Power modules today are significantly more compact and powerful than they were around 1990: The feature size has shrunk from 220 µm to 90 µm, and the power density has risen from 30 kW/cm² to over 250 kW/cm². Modern modules contain up to six IGBTs and are increasingly using silicon carbide (SiC) instead of pure silicon.

The increasing power density and miniaturization of modern power modules place high demands on thermal management, reliability, and manufacturing technology. Higher currents and temperatures up to 200 °C—compared to the previous limit of 125 °C—place greater stress on materials and connections, while the use of silicon carbide (SiC) requires new production and joining methods. At the same time, costs are rising, making it necessary to carefully balance performance, efficiency, and cost-effectiveness.

From the wafer to the module—areas that require constant optimization:

• Mechanical interfaces, assembly
• External electrical interfaces
• Internal connections and sensors (condition monitoring)
• Thermal management and interfaces to the cooler
• Synchronization of parallel circuits
• Internal inductance (resistance to rapid current changes = less interference energy)

At the Assembly and Interconnection Technology Laboratory at HAW Kiel, we focus on the development, analysis, and optimization of modern interconnection technologies for power electronic components.
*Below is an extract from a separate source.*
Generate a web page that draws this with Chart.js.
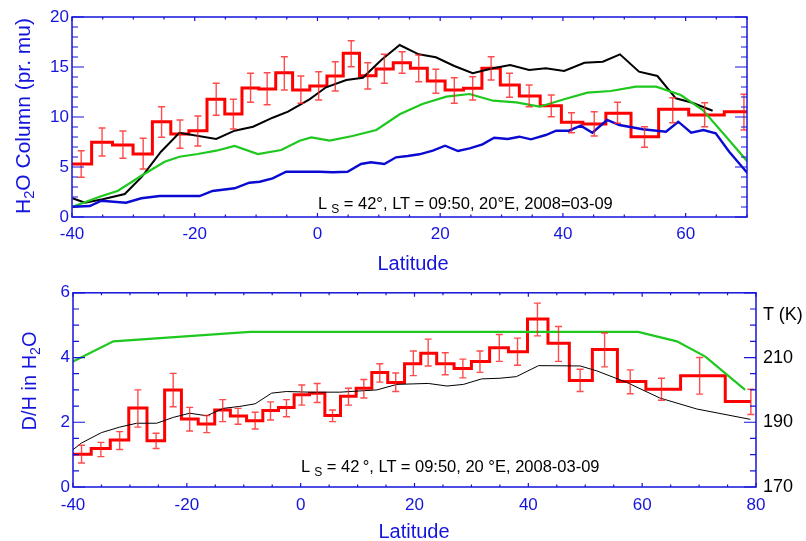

Our primary areas of focus include:

• New assembly and connection conceptse for power modules (e.g., using wire bonding, soldering, potting, pressure sintering, or vacuum brazing)—with the aim of improving electrical, thermal, and mechanical performance.

• Practical implementation and prototype productiong: Concepts are not merely conceptualized but are brought to life until they are fully functional—this allows materials, processes, and structures to be tested and evaluated under realistic conditions.

• Thermal and Electrical Management of components and assemblies — to ensure reliability and service life under real-world operating conditions.

• Sustainable and efficient manufacturing processes: Development and investigation of energy-efficient, robust joining technologies with a focus on industrial applications and scalability.